Wenn ein Mensch gut ist, weiß er
wenigstens, was im 1. Stock gedacht wird. Aber schon im Erdgeschoss sind die
Fensterläden zu, die Türen fest verschlossen und im Keller ist es zappenduster.
Hinter schwergängigen Eisentüren werden die dümmsten Ideen gelagert, dümpelt
Geistesgut griesgrämig vor sich hin, Grübeleien graben tiefere Gedankengänge
aus denen es kein Entrinnen gibt. Nichts mit Gedankenflügen, denn die Flügel sind
verstaubt und entkräftet vom Umherliegen.
Mit den Jahrzehnten so eines
Menschenlebens versiffen die Ideen. Aus Phantasie und Bildung werden Hirngespinste,
die jeden Nerv umgarnen. Aus dem Oberstübchen verklingen die Signale, der Geist
ist umnachtet, der Körper verfällt.
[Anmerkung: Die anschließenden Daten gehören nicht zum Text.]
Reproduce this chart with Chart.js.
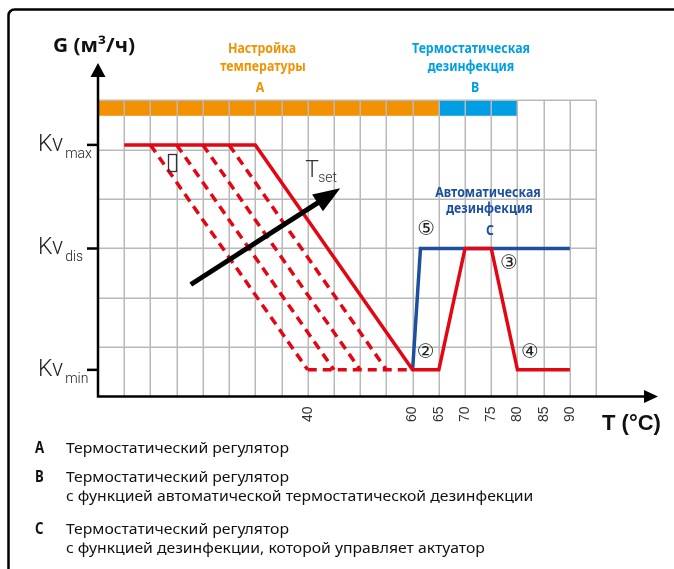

Es sind schicke Namen für diese Vorgänge
entwickelt worden – Alzheimer, Depression, Morbus Parkinson, Alterssenilität
usw.
Hygiene wird in deutschen Landen
riesengroß geschrieben und ist in Maßen eine feine Sache, wenn sie an verschiedenen
Orten eingesetzt und so auch wieder maßvoll werden würde. Ab in die Köpfe mit
Staubsauger, Wischeimer und Mülltonnen davor gestellt: die Lumpen in den Müll,
Verrottetes auf den Kompost, Lüften und Entstauben. Alle Türen öffnen, Räume
für einzelne Gedankenwelten klar machen und nur keine Regale oder Schränke aufstellen.
Gedanken veralten schneller als Socken oder Schlüpfer, die brauchen gar nicht
erst lange eingelagert werden. Und künftig kann dann jeder regelmäßig allen
Stockwerken seines Oberstübchens konkrete Besuche abstatten, sich mit dem
auseinandersetzen, was da so gedacht wird und gleich wieder Freiräume schaffen.
Gut, gut – ich weiß, ich bin eine
Träumerin. Aber bei mir selbst kann ich ja schon einmal mit diesem
Aufräum-Traum anfangen, ihn entträumen und als Tat sichtbar werden lassen. Und
weil ich das bereits einige Jahre betreibe, kann ich manchmal schon drei
Schichten mit einem Mal beaufsichtigen. Ich weiß, was im Untergrund gedacht
wird, während dessen ich zum Beispiel mit Zähneputzen beschäftigt bin und
nebenher auch noch den Schmutz auf dem Waschbecken begutachte und einen Plan
fürs Badputzen entwickle. Irgendwann kann ich dann die Kraft aller zugleich laufenden
Kopfarbeiten zu einer zusammenfügen und bin endlich Herrscherin über mich und
mein Selbst. Das ist mein Ziel, deshalb bin ich hier.